What hasn’t already been said about John Carpenter’s horror opus? Arguably one of the most purely influential films ever made, after 40 years it remains the blueprint for countless scary movies since a young Michael Myers first slipped on a clown suit and harshly critiqued his sister’s babysitting skills. While no means the first slasher movie ever made (it’s pre-dated by Black Christmas and Mario Bava’s Bay Of Blood to name but two) it’s the one that cemented the rules of the sub-genre, sort of making it the Goldfinger of it’s kind.
The plot is so minimalist, it’s almost funny. Years after being incarcerated for the murder of his sister on Halloween night, Michael Myers escapes and heads back to his home town. There he follows awkward teen Laurie Strode (an endearingly gangly Jamie Lee Curtis essentially creating the “final girl” role template required for such stories from the ground up) and her friends around as they go about their daily tasks. As the sun sets and the trick or treaters stock up on sugary diabetes fuel, Michael levels up his endless stalking to brutal murder and Laurie finds herself in a hellish fight for survival against a relentless, silent foe who may not be entirely human. Only his former psychiatrist, Dr. Loomis (a magnificently bug-eyed Donald Pleasence spouting so many warnings and ghoulish hyperbole, he might as well be Michael’s publicist) may have the key to ending the rampage, but can he warn anyone in time?
Let’s first adress the elephant in the room when it comes to discussing every classic horror movie with a few years on its clock. If there is a chink in Halloween’s armour, it’s how influential it really is. As so many films that followed (not to mention it’s own sequels) imitated it into oblivion, to a new viewer it’s over familiar tropes frequently lapse into unintentional comedy. But that’s not really fair on the move.
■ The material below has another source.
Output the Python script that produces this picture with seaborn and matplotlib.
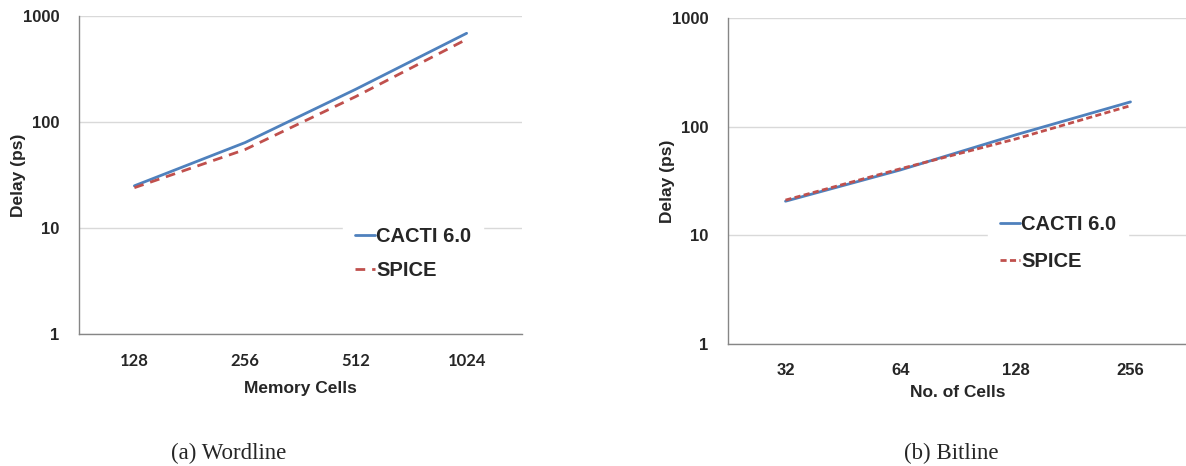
import numpy as np
import pandas as pd
import matplotlib
matplotlib.use("Agg")
import matplotlib.pyplot as plt
import seaborn as sns


# =========================================
# DATA
# =========================================

wordline_cells = ["128", "256", "512", "1024"]
wordline_cacti = [25, 64, 204, 687]
wordline_spice = [24, 55, 174, 603]

bitline_cells = ["32", "64", "128", "256"]
bitline_cacti = [20.6, 40, 84, 169]
bitline_spice = [21.1, 41, 77, 156]

series_names = ["CACTI 6.0", "SPICE"]
y_ticks = [1, 10, 100, 1000]
captions = ["(a) Wordline", "(b) Bitline"]


# =========================================
# STYLE
# =========================================

sns.set_style("white")

plt.rcParams["font.family"] = ["Liberation Sans", "DejaVu Sans"]

blue = "#4F81BD"
red = "#C0504D"
spine_grey = "#868686"
grid_grey = "#D9D9D9"

W, H = 1186, 466
fig = plt.figure(figsize=(W / 100, H / 100), dpi=100)


def px_axes(x0, y0, x1, y1):
    # pixel box (top-left origin) -> figure fraction
    return fig.add_axes([x0 / W, 1 - y1 / H, (x1 - x0) / W, (y1 - y0) / H])


def make_frame(cells, cacti, spice):
    return pd.DataFrame({
        "cells": cells * 2,
        "delay": cacti + spice,
        "model": [series_names[0]] * len(cells) + [series_names[1]] * len(cells),
    })


def draw_panel(ax, df, xlabel, xtick_font, dash, legend_anchor, label_gap,
               ylabel_x, xlabel_pad):

    sns.lineplot(
        data=df,
        x="cells",
        y="delay",
        hue="model",
        style="model",
        palette={series_names[0]: blue, series_names[1]: red},
        dashes={series_names[0]: "", series_names[1]: dash},
        sort=False,
        linewidth=2,
        ax=ax,
        legend=True,
    )

    n = df["cells"].nunique()

    ax.set_yscale("log")
    ax.set_ylim(1, 1000)
    ax.set_xlim(-0.5, n - 0.5)

    ax.set_yticks(y_ticks)
    ax.set_yticklabels([str(t) for t in y_ticks], fontsize=12, fontweight="bold")
    ax.yaxis.set_minor_locator(matplotlib.ticker.NullLocator())

    ax.set_xticks(np.arange(n))
    ax.set_xticklabels(list(df["cells"].unique()), fontsize=12, fontweight="bold",
                       family=xtick_font)
    ax.set_xticks(np.arange(n + 1) - 0.5, minor=True)
    ax.tick_params(axis="x", which="major", length=0, pad=14)
    ax.tick_params(axis="x", which="minor", length=5, width=1, color="#BFBFBF",
                   direction="out")
    ax.tick_params(axis="y", which="major", length=5, width=1, color=spine_grey,
                   direction="out", pad=9)

    ax.grid(axis="y", color=grid_grey, linewidth=1)
    ax.grid(axis="x", visible=False)
    ax.set_axisbelow(True)

    for side in ["top", "right"]:
        ax.spines[side].set_visible(False)
    for side in ["left", "bottom"]:
        ax.spines[side].set_color(spine_grey)
        ax.spines[side].set_linewidth(1)

    ax.set_xlabel(xlabel, fontsize=12.5, fontweight="bold", labelpad=xlabel_pad)
    ax.set_ylabel("Delay (ps)", fontsize=12.5, fontweight="bold")
    ax.yaxis.set_label_coords(ylabel_x, 0.5)

    handles, labels = ax.get_legend_handles_labels()
    leg = ax.legend(
        handles,
        labels,
        loc="upper left",
        bbox_to_anchor=legend_anchor,
        frameon=True,
        facecolor="white",
        edgecolor="white",
        framealpha=1,
        fancybox=False,
        fontsize=14.5,
        handlelength=1.0,
        handletextpad=0.05,
        labelspacing=label_gap,
        borderpad=0.6,
    )
    for text in leg.get_texts():
        text.set_fontweight("bold")


# =========================================
# WORDLINE PANEL
# =========================================

ax1 = px_axes(79, 16, 522, 334)

draw_panel(
    ax1,
    make_frame(wordline_cells, wordline_cacti, wordline_spice),
    "Memory Cells",
    ["Lato", "DejaVu Sans"],
    (3.5, 2.5),
    (0.573, 0.405),
    0.75,
    -0.12,
    8,
)


# =========================================
# BITLINE PANEL
# =========================================

ax2 = px_axes(728, 18, 1188, 344)

draw_panel(
    ax2,
    make_frame(bitline_cells, bitline_cacti, bitline_spice),
    "No. of Cells",
    ["Liberation Sans", "DejaVu Sans"],
    (2.2, 1.2),
    (0.543, 0.463),
    0.9,
    -0.115,
    5,
)


# =========================================
# CAPTIONS
# =========================================

fig.text(229 / W, 1 - 453 / H, captions[0], ha="center", va="center",
         fontsize=16.5, family=["Liberation Serif", "DejaVu Serif"])

fig.text(951 / W, 1 - 453 / H, captions[1], ha="center", va="center",
         fontsize=16.5, family=["Liberation Serif", "DejaVu Serif"])


plt.savefig("out.png", dpi=100)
Watched with fresh eyes, Halloween is an impeccably crafted, intelligent treat, a masterclass in cinematography, screen composition and timing. Every inch of the widescreen format is utilised to it’s utmost, Michael lurking in the background of every other scene, seemingly never less than 50 feet from his intended victim at all times since he first lays eyes on her. During the night scenes the inky blacks of night are bottomless, threatening to reveal the dead-faced, bone white of Michael’s mask at almost any time. It’s nerve racking stuff, hightened no end by Carpenter’s ridiculously iconic score.
Removed from the Michael/Laurie, brother/sister lore heaped on it by it’s own part 2, Halloween is even scarier. Michael’s obsession with his prey made utterly random, as he circles her like a shark in a boiler suit, slicing through her friends like a fucking virus until he gets to his prize. He’s a blank, yet fascinating presence. An admiring tilt of the head here, a thoughtful pause there. It all hints to something more going on in that unfathomable head of his.
The 70’s were a maturing of the horror genre, movies like Rosemary’s Baby, The Exorcist and The Omen had moved their stories from old dusty castles and cobwebby mansions into the modern day, terrorizing upper class city goers, but with Halloween it plows into suburbia like a ground to air missile with a huge butchers knife sellotaped to the tip. Horror now was literally living next door. And yet with the casting of Pleasence as Myers’ very own Van Helsing, there’s still a neat throwback to the Dracula’s and Frankenstein’s from the Universal and Hammer eras of terror.
For Carpenter it was the start of an almost unmatched string of 4 or 5 cult movies that still inspire filmmakers to this day, for the horror genre a brand spanking new icon in it’s shadowy assassin and for us, a genuine bona fide classic that endures, like Michael, seemingly forever.